In the wake of the government's effort to accept more foreign workers into Japan from next spring, a talent war to secure Vietnamese workers has intensified among local governments.

However, the surge in demand for Vietnamese employees has brought about other problems, such as the emergence of malicious middlemen connect to Vietnamese students and interns who commit crimes or go missing after coming to Japan.

"It'll be too late [to makes moves] after the government policy is adopted," Chiba Gov. Kensaku Morita said. Morita traveled to Ho Chi Minh City from Nov. 18-21 to visit a human resources development agency that sent nearly 1,500 Vietnamese technical interns and students to Japan last year.

(Credit: The Yomiuri Shimbun)

Through his visit, Morita sought to lay the groundwork for securing personnel in the nursing care sector, which suffers from a labor shortage, before the formal acceptance of more workers.

"We want to help them feel comfortable working in Chiba," Morita said. He also conveyed the prefecture's policy of providing housing aid to foreign workers and requested the agency dispatch workers to Chiba.

"We'll do our best as long as the prefecture's measures become more concrete," the agency's president said.

The Tokyo metropolitan area, which has a large elderly population, faces a serious labor shortage in the nursing care sector. The Health, Labor and Welfare Ministry estimates that Tokyo, Kanagawa, Saitama and Chiba prefectures will face a personnel shortage in the sector of 100,215 in fiscal 2025.

In July, the Yokohama city government dispatched senior officials to Ho Chi Minh City, Da Nang and elsewhere in Vietnam to sign a partnership memorandum through which it will secure nursing care staff for Yokohama. Other prefectures such as Saitama, Gunma and Aichi entered into a similar agreement with the central and city governments in Vietnam on the training and use of personnel.
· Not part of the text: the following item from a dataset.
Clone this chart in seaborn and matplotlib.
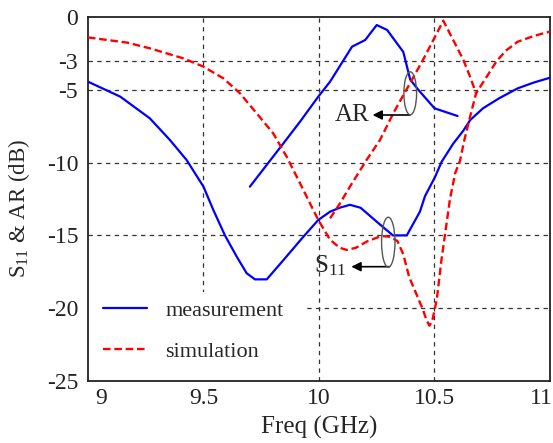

The number of Vietnamese workers in Japan last year rose to 240,000 -- second-highest behind Chinese -- up nine-fold over five years, according to the health ministry survey. Vietnamese workers are in high demand to replace Chinese workers, as wages in China have risen. The Vietnamese government actively dispatching workers overseas as a primary means of earning foreign currency.

"I've heard from companies that the Vietnamese are faithful and diligent like Japanese," Morita said.
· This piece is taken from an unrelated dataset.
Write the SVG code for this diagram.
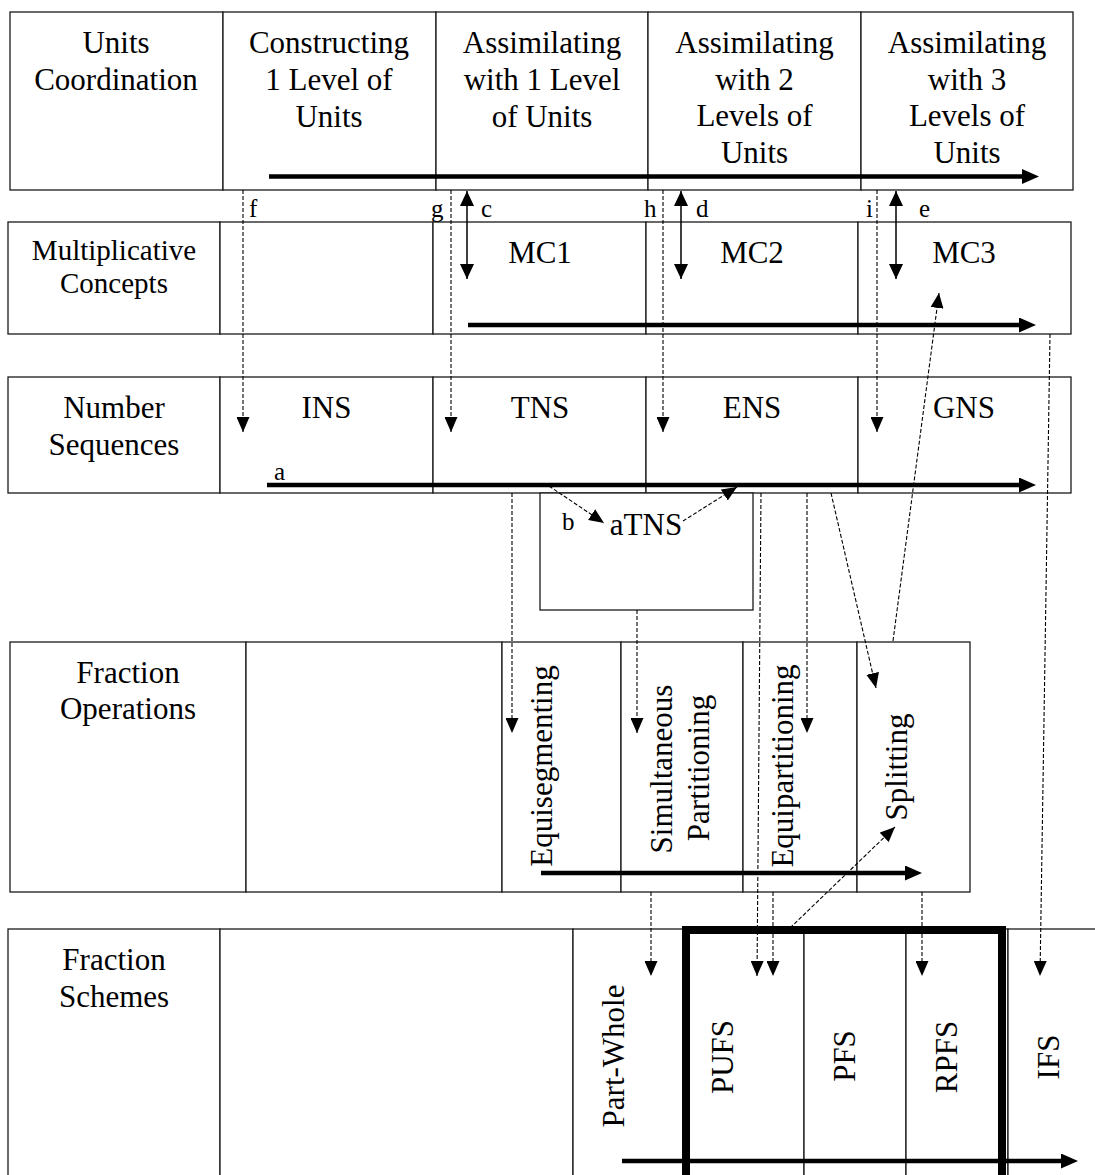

Concerns about crime, disappearances

Last year, however, 3,751 Vietnamese technical interns went missing, while 5,140 were implicated in criminal cases, according to the National Police Agency. Both figures were the highest among all foreign nationals.
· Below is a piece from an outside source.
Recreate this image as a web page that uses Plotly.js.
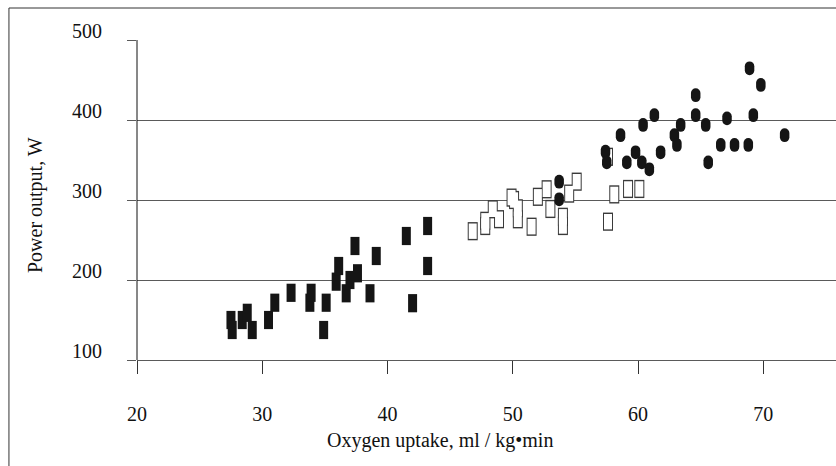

In one case, two Vietnamese men who came to Japan in 2013 and 2014 through student visas and other means went missing and were later arrested for shoplifting at large retail stores in Fukushima and Ibaraki prefectures. The two stole merchandise worth 600,000 yen (5,300 dollars) and were later indicted.

One of the men reportedly told the Fukushima prefectural police that he "exchanged the stolen items for money to pay back debts and for other purposes."

Behind-the-scenes involvement of malicious middlemen can lead to such crimes, as technical interns and students may arrive in Japan deeply in debt.

Vietnamese rules require brokers charge commissions to interns of no more than 3,600 dollars for a three-year contract. However, one broker told The Yomiuri Shimbun that he charged about 2,000 dollars more than the limit and collected the receipts from interns before they left for Japan in order to erase evidence of wrongdoing.